Calculate your coverage needs based on your specific situation. A common approach is to multiply your annual income by 10, then add major debts like your mortgage and anticipated college costs for your children. If you earn $75,000 annually, have a $250,000 mortgage, and want to fund college for two kids, you're looking at roughly $1 million in coverage. That sounds like a lot, but term life insurance makes it accessible for most budgets.
Whole life and universal life policies build cash value and last your entire life, but they cost significantly more than term insurance. For most families, term coverage provides better value—you get more protection when you need it most, during your working years and while raising children. Once your kids are financially independent and your mortgage is paid off, your life insurance needs decrease substantially.
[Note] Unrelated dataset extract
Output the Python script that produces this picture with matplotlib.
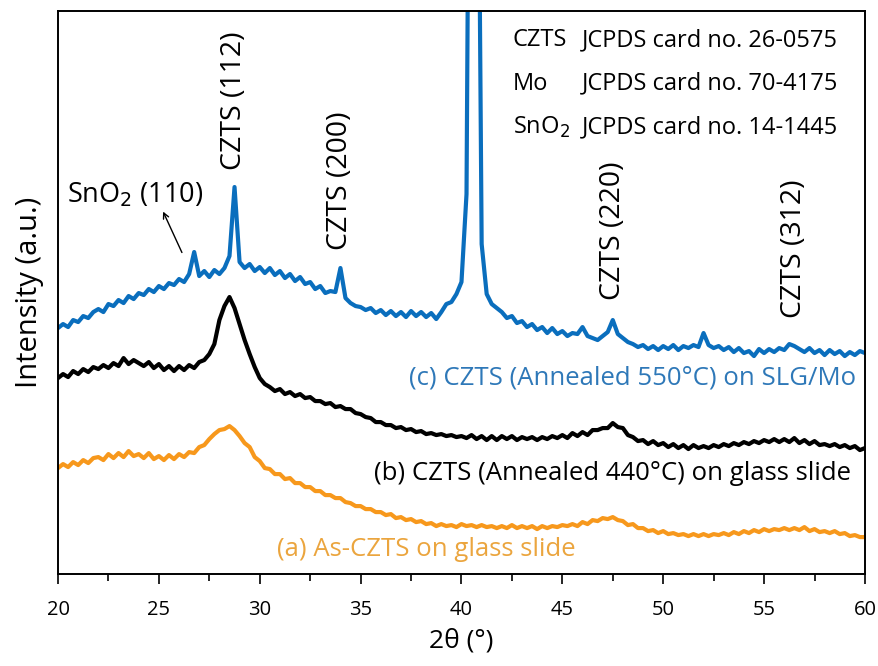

Getting Started: Your Next Steps
Start by reviewing your current coverage if you already have policies. Check your auto liability limits, verify your home dwelling coverage reflects current replacement costs, and confirm you have adequate life insurance for your family's needs. Look for obvious gaps like missing flood coverage or outdated policy limits. If you're shopping for new coverage, get quotes from at least three insurers. Rates vary significantly between companies, and what's cheapest for your neighbor might not be cheapest for you.
Ask about bundling discounts when you shop. Most insurers offer 15% to 25% off when you combine auto and home coverage with them. Other common discounts include safe driver discounts, home security system credits, and paid-in-full discounts. Don't leave money on the table by failing to ask about available savings. Finally, work with an independent agent who can quote multiple carriers. They'll help you compare options and find coverage that fits your Middletown lifestyle and budget. Your insurance should protect what matters most—make sure it actually does.